The sentences came shortly after China on Sunday separately sentenced former Minister of Agriculture and Rural Affairs Tang Renjian to death with reprieve for taking bribes.
A court in China has sentenced 11 people to death for their roles in a billion-dollar family-run criminal empire built on online scam and gambling operations in a remote border region of Myanmar, and for the deaths of workers who tried to escape
Tang took bribes of more than £28million in cash and property between 2007 and 2024, according to a statement by the Intermediate People’s Court of Changchun in the northeastern Jilin province.
China issued arrest warrants for members of the Ming family in November 2023 on suspicion of fraud, murder and illegal detention as part of a crackdown on illegal scam operations near the border with Myanmar.

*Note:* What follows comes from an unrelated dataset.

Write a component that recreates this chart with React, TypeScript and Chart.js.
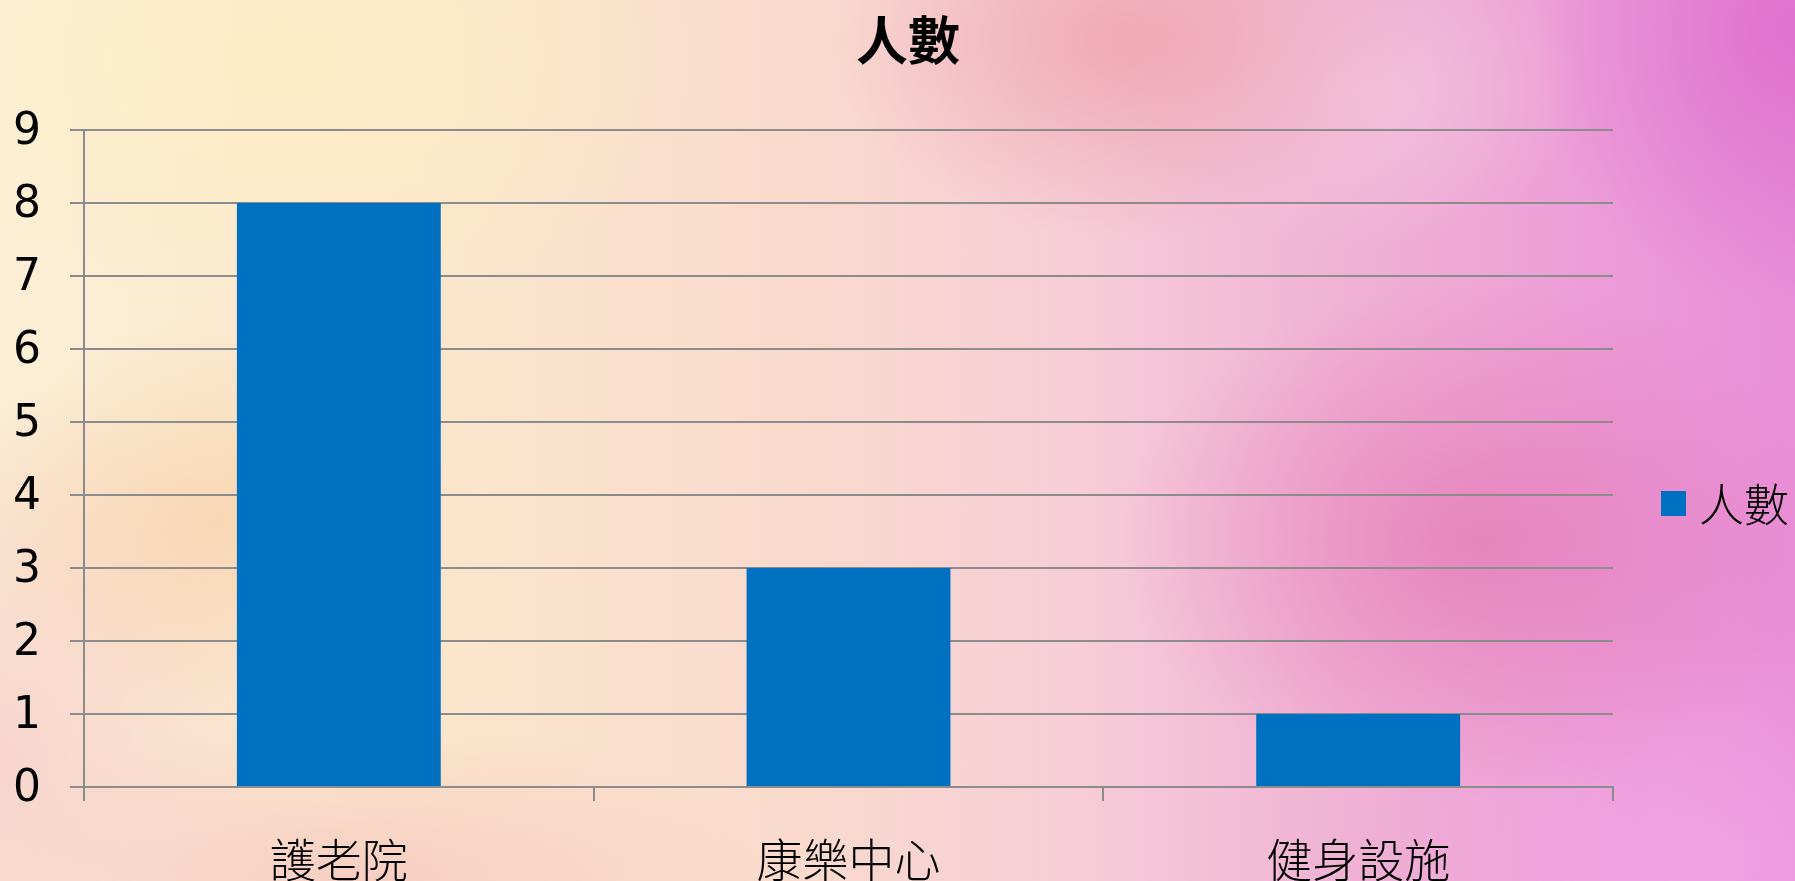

What started out as casinos evolved into fronts for money laundering, trafficking and dozens of scam centres.
Working with financiers, the family syndicate carried out telecom fraud, illegal casinos, drug trafficking and prostitution, implicating more than £1billion in illicit funds.
Estimates suggest that illegal casinos were generating several billion pounds in profit every year.

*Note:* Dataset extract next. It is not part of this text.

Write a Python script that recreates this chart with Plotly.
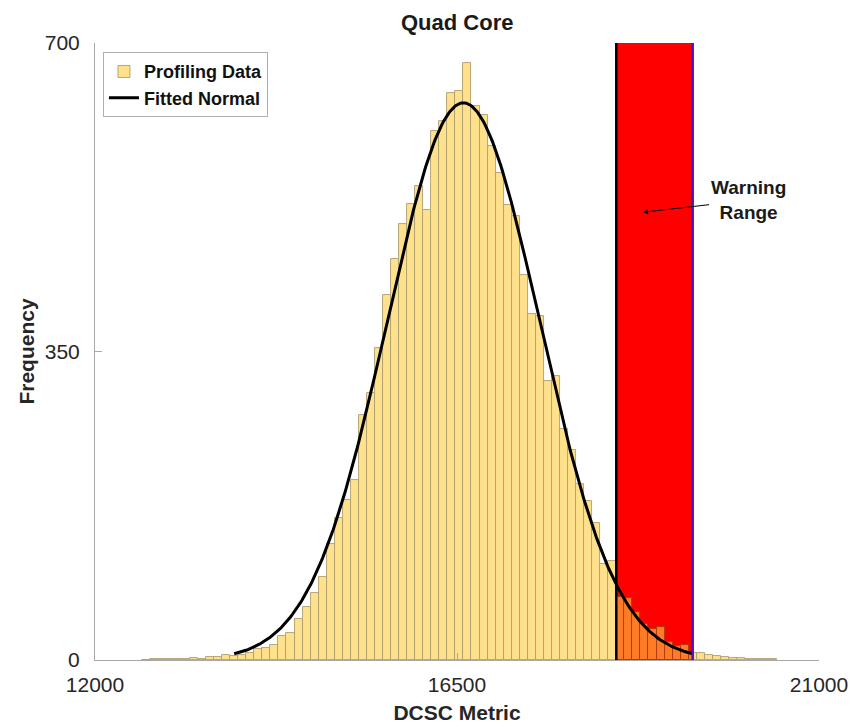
import numpy as np
import plotly.graph_objects as go

# ---- data ----
BIN_START = 12580          # left edge of first histogram bin
BIN_WIDTH = 100
COUNTS = [0, 1, 1, 1, 1, 1, 2, 1,
          3, 3, 6, 4, 6, 8, 13, 14, 17, 27, 31, 47,
          60, 76, 94, 132, 161, 182, 204, 278, 303, 354,
          414, 455, 495, 517, 538, 510, 600, 612, 643, 646,
          677, 628, 618, 583, 552, 516, 504, 437, 392, 390,
          316, 322, 262, 238, 200, 180, 155, 109, 112, 72,
          70, 55, 41, 35, 37, 20, 16, 17, 8, 8,
          6, 4, 3, 2, 2, 1, 1, 1, 1]
FIT_MU = 16580
FIT_SIGMA = 950
X_TICKS = [12000, 16500, 21000]
X_TICK_LABELS = ["12000", "16500", "21000"]
Y_TICKS = [0, 350, 700]
Y_TICK_LABELS = ["0", "350", "700"]
X_RANGE = [12000, 21000]
Y_RANGE = [0, 700]

centers = [BIN_START + (i + 0.5) * BIN_WIDTH for i in range(len(COUNTS))]
n_total = sum(COUNTS)

# fitted normal, scaled to histogram counts, drawn over mu +/- 3 sigma
xs = np.linspace(FIT_MU - 3 * FIT_SIGMA, FIT_MU + 3 * FIT_SIGMA, 400)
ys = n_total * BIN_WIDTH / (FIT_SIGMA * np.sqrt(2 * np.pi)) * np.exp(-0.5 * ((xs - FIT_MU) / FIT_SIGMA) ** 2)

warn_lo = FIT_MU + 2 * FIT_SIGMA
warn_hi = FIT_MU + 3 * FIT_SIGMA

FONT = "Liberation Sans, Arial, sans-serif"

fig = go.Figure()
fig.add_trace(go.Bar(
    x=centers, y=COUNTS, width=BIN_WIDTH,
    name="<b>Profiling Data</b>", opacity=0.6,
    marker=dict(color="rgb(255,205,63)",
                line=dict(color="rgb(120,95,25)", width=0.9)),
))
fig.add_trace(go.Scatter(
    x=xs, y=ys, mode="lines", name="<b>Fitted Normal</b>",
    line=dict(color="black", width=3),
))

fig.add_shape(type="rect", xref="x", yref="y", x0=warn_lo, x1=warn_hi,
              y0=Y_RANGE[0], y1=Y_RANGE[1], fillcolor="#FF0000",
              line=dict(width=0), layer="below")
fig.add_shape(type="line", xref="x", yref="y", x0=warn_lo, x1=warn_lo,
              y0=Y_RANGE[0], y1=Y_RANGE[1], line=dict(color="black", width=2.5))
fig.add_shape(type="line", xref="x", yref="y", x0=warn_hi, x1=warn_hi,
              y0=Y_RANGE[0], y1=Y_RANGE[1], line=dict(color="#4A12C8", width=2.5))

fig.add_annotation(x=18813, y=508, xref="x", yref="y",
                   text="<b>Warning<br>Range</b>", showarrow=True,
                   ax=105, ay=-12, arrowhead=2, arrowsize=1, arrowwidth=1,
                   arrowcolor="black", font=dict(family=FONT, size=19, color="#1a1a1a"))

axis_common = dict(showgrid=False, zeroline=False, showline=True,
                   linecolor="#A8A8A8", linewidth=1, ticks="inside",
                   ticklen=7, tickcolor="#A8A8A8", automargin=False,
                   tickfont=dict(family=FONT, size=21, color="#262626"))

fig.update_layout(
    width=866, height=725,
    margin=dict(l=95, r=47, t=43, b=65),
    paper_bgcolor="white", plot_bgcolor="white",
    barmode="overlay", bargap=0,
    title=dict(text="<b>Quad Core</b>", x=0.528, xanchor="center",
               y=1 - 22 / 725, yanchor="middle", yref="container",
               font=dict(family=FONT, size=22, color="#1a1a1a")),
    xaxis=dict(range=X_RANGE, tickvals=X_TICKS, ticktext=X_TICK_LABELS,
               ticklabelstandoff=6,
               title=dict(text="<b>DCSC Metric</b>", standoff=10,
                          font=dict(family=FONT, size=21, color="#262626")),
               **axis_common),
    yaxis=dict(range=Y_RANGE, tickvals=Y_TICKS, ticktext=Y_TICK_LABELS,
               ticklabelstandoff=10,
               title=dict(text="<b>Frequency</b>", standoff=4,
                          font=dict(family=FONT, size=21, color="#262626")),
               **axis_common),
    legend=dict(x=0.011, y=0.985, xanchor="left", yanchor="top",
                bgcolor="white", bordercolor="#B0B0B0", borderwidth=1,
                font=dict(family=FONT, size=18, color="#111111"),
                tracegroupgap=0, itemwidth=30),
    showlegend=True,
)

fig.write_html("out.html")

The syndicate’s crimes resulted in the deaths of 10 workers and injuries to two others who tried to escape the scam centers it ran, the court statement said.
The centers, in which criminals run sophisticated online scams targeting people all over the world, have proliferated in countries in Southeast Asia, including Myanmar, Laos and Cambodia.
They often use trafficked workers who are forced to conduct romance-based investment scams as part of a globalised industry that the United Nations Office on Drugs and Crime estimates is worth £30billion annually.
The root location for what the UN later called the ‘scamdemic’, the centres saw more than 100,000 foreign nationals – including many Chinese people – being lured in and effectively imprisoned.
Captured people were forced to work long hours, running sophisticated online fraud operations targeting victims from all over the globe.
Once the most powerful family in Myanmar’s Shan State, the Ming family ran scam centres, some holding more than 10,000 workers.
Eleven members and associates of the Ming crime family were sentenced to death on Monday by the Wenzhou Intermediate People’s Court in eastern China’s Zhejiang Province, according to a court statement
The most notorious compound was known as Crouching Tiger Villa, where workers were routinely beaten and tortured.
The Ming family reign came to an end two years ago when insurgent groups formed an alliance and attacked the Myanmar military in the region.
The groups took control of the area forcing out local authorities, pulling the rug out from beneath the Ming family operation.
Ming Quechang – the family patriarch – reportedly killed himself and other family members were handed over to the Chinese authorities.
Some have since confessed to their involvement in the criminal activity.
Thousands of those working in scam centres were also handed over to Chinese police.
China is cracking down on scam centers in the region through joint operations or coordinating with local police forces.
In February, China, Myanmar and Thailand exerted pressure on scam centers located along the Thai-Myanmar border, resulting in the release of more than 7,000 workers, most of whom were Chinese citizens.